Why do children need to talk about forgotten trauma

Trauma at any age may cause fear, avoidance, and secondary symptoms from an overstimulated nervous system.  But what if a child was so young that they seem to have forgotten the traumatic events?  It is tempting as a parent to welcome a child’s memory loss and try to simply move on as a family.  Nonetheless, the painful memory is codified in the child’s implicit memory and can continue to affect a young person as they grow and develop.

Even when explicit memory has been lost about a traumatic event, a child’s brain needs a chance to cognitively process what happened to them.  Without this processing, the child’s inherent memories may cause them to have unhelpful belief systems about the world and themselves, based on an undefined sense that they are unsafe or unloved.  I suggest talking with children about their forgotten trauma, starting with the least alarming details.  While presenting the facts, also pause to gently solicit their reactions and emotions.  Allow the child to ask questions and engage with their story. 

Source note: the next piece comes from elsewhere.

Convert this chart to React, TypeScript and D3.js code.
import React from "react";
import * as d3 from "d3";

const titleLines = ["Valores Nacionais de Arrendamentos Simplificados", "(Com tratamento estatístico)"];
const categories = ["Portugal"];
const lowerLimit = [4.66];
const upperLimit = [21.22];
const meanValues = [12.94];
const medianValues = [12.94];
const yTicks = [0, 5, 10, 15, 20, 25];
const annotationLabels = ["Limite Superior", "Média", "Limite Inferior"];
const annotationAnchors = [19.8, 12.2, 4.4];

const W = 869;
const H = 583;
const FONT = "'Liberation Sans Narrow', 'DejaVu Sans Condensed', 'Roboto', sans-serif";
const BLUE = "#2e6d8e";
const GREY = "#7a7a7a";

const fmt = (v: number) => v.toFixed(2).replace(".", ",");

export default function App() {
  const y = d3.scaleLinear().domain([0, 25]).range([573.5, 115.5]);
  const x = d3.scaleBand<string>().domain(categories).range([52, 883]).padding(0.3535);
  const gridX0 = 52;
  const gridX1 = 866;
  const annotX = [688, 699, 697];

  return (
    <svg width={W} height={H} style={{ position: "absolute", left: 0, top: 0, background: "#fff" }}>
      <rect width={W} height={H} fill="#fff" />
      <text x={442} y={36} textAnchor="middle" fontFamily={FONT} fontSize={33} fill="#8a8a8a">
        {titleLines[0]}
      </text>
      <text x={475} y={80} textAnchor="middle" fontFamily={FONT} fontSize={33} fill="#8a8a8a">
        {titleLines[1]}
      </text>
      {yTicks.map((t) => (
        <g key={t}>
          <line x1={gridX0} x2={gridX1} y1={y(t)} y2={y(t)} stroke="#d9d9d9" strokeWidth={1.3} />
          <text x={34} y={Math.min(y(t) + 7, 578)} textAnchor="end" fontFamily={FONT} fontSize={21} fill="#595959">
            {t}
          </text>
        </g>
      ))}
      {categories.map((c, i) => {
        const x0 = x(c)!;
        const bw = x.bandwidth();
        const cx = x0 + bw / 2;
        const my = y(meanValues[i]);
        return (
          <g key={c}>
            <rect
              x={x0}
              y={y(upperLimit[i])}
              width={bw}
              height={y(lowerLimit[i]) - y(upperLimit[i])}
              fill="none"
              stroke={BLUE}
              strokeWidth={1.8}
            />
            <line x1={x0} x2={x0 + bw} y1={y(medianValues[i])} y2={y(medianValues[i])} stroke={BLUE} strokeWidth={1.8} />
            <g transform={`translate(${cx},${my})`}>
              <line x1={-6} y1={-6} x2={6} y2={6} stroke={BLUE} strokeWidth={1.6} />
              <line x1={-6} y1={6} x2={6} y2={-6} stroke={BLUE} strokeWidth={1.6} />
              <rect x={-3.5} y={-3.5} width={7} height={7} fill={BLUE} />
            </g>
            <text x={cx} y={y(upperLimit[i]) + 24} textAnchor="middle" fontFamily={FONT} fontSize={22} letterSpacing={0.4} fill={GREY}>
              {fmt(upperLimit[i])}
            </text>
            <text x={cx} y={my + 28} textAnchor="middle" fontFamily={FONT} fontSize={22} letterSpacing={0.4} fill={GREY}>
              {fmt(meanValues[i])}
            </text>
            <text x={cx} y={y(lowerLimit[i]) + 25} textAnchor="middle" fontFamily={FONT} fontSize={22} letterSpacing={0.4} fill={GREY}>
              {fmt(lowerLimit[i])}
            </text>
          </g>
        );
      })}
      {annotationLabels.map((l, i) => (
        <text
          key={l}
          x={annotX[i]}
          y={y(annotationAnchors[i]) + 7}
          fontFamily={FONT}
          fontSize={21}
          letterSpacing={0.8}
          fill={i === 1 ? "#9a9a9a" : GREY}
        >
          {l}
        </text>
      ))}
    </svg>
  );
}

Some children may benefit from non-verbal processing of their trauma stories.  Artistic expression allows for a softer engagement with the trauma topic.  Younger children benefit from an illustrated storybook about their trauma, created by the parent who remembers it well.  The book should end on a positive note and depict the child recovering and thriving after the trauma.  While this may seem like a frightening bedtime story, many parents find that their child wants to read it over and over.  The repetition is soothing and helps the brain cognitively process trauma.

Please note that it is not uncommon for children to feel distressed when hearing about their forgotten traumas.  Remember that any mention of a trauma is an exposure to pain.  If you feel that your child is too overwhelmed by a story, it is okay to recalibrate to a gentler version.  You may refocus on different aspects of the story.

However, do not simply back away from retelling an event because your child is getting upset – this may codify avoidance patterns.  We want our children to know that it is safe to talk about and think about their pain and that temporary distress from doing so is worth the long-term benefit to their mental health.  Sitting with our children in their hurt, we show them that emotions do not need to be repressed.  

As I explain to my young clients, emotions are like clouds floating in and out of the blue sky.  No emotion is permanent; we can face anything with compassion and patience.